20億人ともされるムスリムのうちアラビア語を母語とする人々が、5億人弱であるとするならば、それ以外の、15億程度の人々はアラビア語を理解しない。
{الْقَارِعَةُ ، ما القَارِعَةُ }
《アルカーリア、アルカーリアとは何》
何がどこまでわかったら聖典を読み、理解したことになるのか。あるいは、何がどこまで伝わったら、人は自らの行動まで律するようになるのか。「アル=カーリア」が、最後の日の前に、私たちの啓典理解に対して、大きな呻き声をあげてはいないだろうか。アッラーフ・アアラム。
脚注
[1] サーリヤ・ブン・ザニームッディアーリーが遠征先のペルシャで、ペルシャ・トルコ軍との戦いで劣勢に立たされていた際、マディーナのウマルの説教の一部を聞き及んだという史実にちなむ。ヒジュラ暦23年の出来事とされる。その言葉は次の通り。

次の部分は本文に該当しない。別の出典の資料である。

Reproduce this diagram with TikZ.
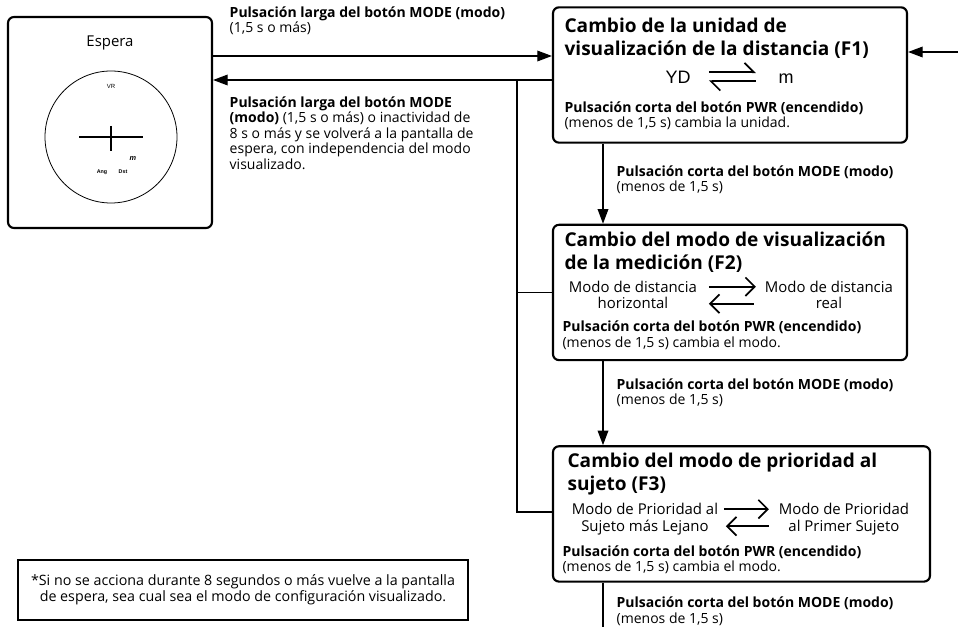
\documentclass[tikz,border=0pt]{standalone}
\usepackage{fontspec}
\setmainfont{Open Sans}
\newfontfamily\unitfont{Liberation Sans}
\usetikzlibrary{arrows.meta}
\usetikzlibrary{calc}
\usetikzlibrary{positioning}
\tikzstyle{panel} = [draw, line width=1.6pt, rounded corners=4.5pt, inner sep=0pt,
    minimum width=265.5pt, minimum height=101.5pt]
\tikzstyle{memobox} = [draw, line width=1.4pt, inner sep=0pt, align=center,
    font=\fontsize{10.7}{12}\selectfont]
\tikzstyle{caption} = [anchor=north west, inner sep=0pt, align=left,
    font=\fontsize{10.5}{11.7}\selectfont]
\tikzstyle{heading} = [anchor=north west, inner sep=0pt, align=left,
    font=\fontsize{14.3}{17.25}\selectfont\bfseries]
\tikzstyle{choice} = [anchor=north, inner sep=0pt, align=center,
    font=\fontsize{11.2}{12.4}\selectfont]
\tikzstyle{toggle} = [line width=1.3pt, -{Straight Barb[length=7pt,width=14pt]}]
\tikzstyle{tiny} = [inner sep=0pt, font=\unitfont\fontsize{4.5}{5}\selectfont]

\begin{document}
\begin{tikzpicture}[x=0.75pt, y=-0.75pt, line width=1pt,
    >={Triangle[length=11pt,width=8pt]}]
    \useasboundingbox (0,0) rectangle (958,627);

    % We start by placing the blocks
    \node [panel, minimum width=153pt, minimum height=158.25pt] (espera) at (110,122.5) {};
    \node [panel] (f1) at (730,75) {};
    \node [panel, below=60pt of f1] (f2) {};
    \node [panel, minimum width=282.75pt, below=63pt of f2.south west, anchor=north west] (f3) {};
    \node [memobox, minimum width=337.5pt, minimum height=45pt] (memo) at (243,590)
        {*Si no se acciona durante 8 segundos o más vuelve a la pantalla\\
         de espera, sea cual sea el modo de configuración visualizado.};

    % Standby screen
    \node [inner sep=0pt, font=\fontsize{11.2}{13}\selectfont] (esperatitle) at (110,43) {Espera};
    \node [draw, circle, line width=0.6pt, minimum size=99pt, inner sep=0pt] (reticle) at (111,137) {};
    \draw [line width=1.3pt] ([xshift=-24pt]reticle.center) -- ([xshift=24pt]reticle.center);
    \draw [line width=1.3pt] ([yshift=8.25pt]reticle.center) -- ([yshift=-10.5pt]reticle.center);
    \node [tiny] (vr) at (111,86) {VR};
    \node [tiny, font=\unitfont\fontsize{5.5}{6}\selectfont\bfseries\itshape] (unitsign) at (133,159) {m};
    \node [tiny, font=\unitfont\fontsize{4}{5}\selectfont\bfseries] (ang) at (102,172) {Ang};
    \node [tiny, font=\unitfont\fontsize{4}{5}\selectfont\bfseries] (dst) at (123,172) {Dst};

    % F1
    \node [heading] (f1title) at ($(f1.north west)+(12,11)$)
        {Cambio de la unidad de\\visualización de la distancia (F1)};
    \node [inner sep=0pt, anchor=base, font=\unitfont\fontsize{13.5}{16}\selectfont] (yd) at (678,83.5) {YD};
    \node [inner sep=0pt, anchor=base, font=\unitfont\fontsize{13.5}{16}\selectfont] (metre) at (786,83.5) {m};
    \draw [toggle, -{Straight Barb[harpoon,length=7pt,width=14pt]}] ($(f1.north west)+(157,66)$) -- ($(f1.north west)+(204,66)$);
    \draw [toggle, -{Straight Barb[harpoon,length=7pt,width=14pt]}] ($(f1.north west)+(204,75)$) -- ($(f1.north west)+(157,75)$);
    \node [caption] (f1pwr) at ($(f1.north west)+(12,94.7)$)
        {\textbf{Pulsación corta del botón PWR (encendido)}\\(menos de 1,5 s) cambia la unidad.};

    % F2
    \node [heading] (f2title) at ($(f2.north west)+(12,7)$)
        {Cambio del modo de visualización\\de la medición (F2)};
    \node [choice] (horiz) at ($(f2.north west)+(81,56.6)$) {Modo de distancia\\horizontal};
    \node [choice] (real) at ($(f2.north west)+(277,56.6)$) {Modo de distancia\\real};
    \draw [toggle] ($(f2.north west)+(157,63)$) -- ($(f2.north west)+(204,63)$);
    \draw [toggle] ($(f2.north west)+(202,80)$) -- ($(f2.north west)+(157,80)$);
    \node [caption] (f2pwr) at ($(f2.north west)+(10,96.7)$)
        {\textbf{Pulsación corta del botón PWR (encendido)}\\(menos de 1,5 s) cambia el modo.};

    % F3
    \node [heading] (f3title) at ($(f3.north west)+(15,7)$)
        {Cambio del modo de prioridad al\\sujeto (F3)};
    \node [choice] (far) at ($(f3.north west)+(93,57.6)$) {Modo de Prioridad al\\Sujeto más Lejano};
    \node [choice] (first) at ($(f3.north west)+(292,57.6)$) {Modo de Prioridad\\al Primer Sujeto};
    \draw [toggle] ($(f3.north west)+(172,64)$) -- ($(f3.north west)+(217,64)$);
    \draw [toggle] ($(f3.north west)+(217,81)$) -- ($(f3.north west)+(174,81)$);
    \node [caption] (f3pwr) at ($(f3.north west)+(10,99.7)$)
        {\textbf{Pulsación corta del botón PWR (encendido)}\\(menos de 1,5 s) cambia el modo.};

    % Once the nodes are placed, connecting them is easy.
    \coordinate (goY) at (0,56);
    \coordinate (backY) at (0,80);
    \coordinate (bus) at (517,80);
    \coordinate (stem) at (603,0);
    \coordinate (entry) at (958,52);
    \coordinate (exit) at (603,627);
    \draw [->] (espera.east |- goY) -- (f1.west |- goY);
    \draw [->] (f1.west |- backY) -- (espera.east |- backY);
    \draw (bus) |- (f2.west);
    \draw (bus) |- (f3.west |- 0,512);
    \draw [->] (entry) -- (f1.east |- entry);
    \draw [->] (f1.south -| stem) -- (f2.north -| stem);
    \draw [->] (f2.south -| stem) -- (f3.north -| stem);
    \draw (f3.south -| stem) -- (exit);

    % Labels on the connectors
    \node [caption] (golbl) at ($(espera.north east)+(16,-10.3)$)
        {\textbf{Pulsación larga del botón MODE (modo)}\\(1,5 s o más)};
    \node [caption] (backlbl) at ($(espera.north east)+(16,79.7)$)
        {\textbf{Pulsación larga del botón MODE}\\\textbf{(modo)} (1,5 s o más) o inactividad de\\8 s o más y se volverá a la pantalla de\\espera, con independencia del modo\\visualizado.};
    \node [caption] (mode1) at ($(f1.south -| stem)+(13,21)$)
        {\textbf{Pulsación corta del botón MODE (modo)}\\(menos de 1,5 s)};
    \node [caption] (mode2) at ($(f2.south -| stem)+(13,16.7)$)
        {\textbf{Pulsación corta del botón MODE (modo)}\\(menos de 1,5 s)};
    \node [caption] (mode3) at ($(f3.south -| stem)+(13,13.7)$)
        {\textbf{Pulsación corta del botón MODE (modo)}\\(menos de 1,5 s)};
\end{tikzpicture}
\end{document}
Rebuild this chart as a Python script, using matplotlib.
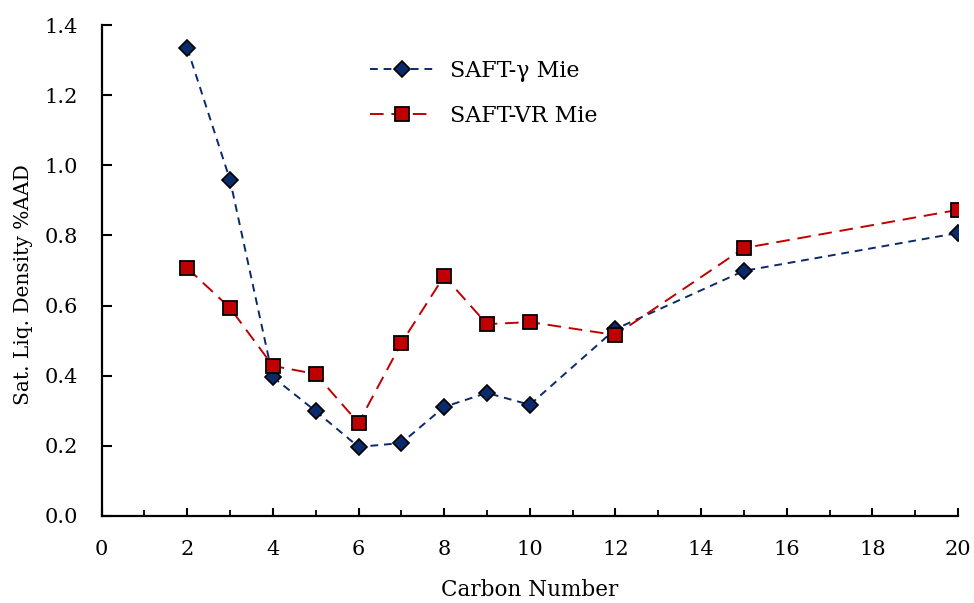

"يا سارية الجبل، الجبل يا سارية الجبل، الجبل، ظلم من استرعى الذئب الغنم".
サーリヤよ、山だ。山だ、サーリヤ、山だ。山だ。オオカミを引き付けたものが羊に悪事を働いている。
この言葉を聞いて、サーリヤは、それまでいた谷底から山に登り、ものの一時間で勝利した。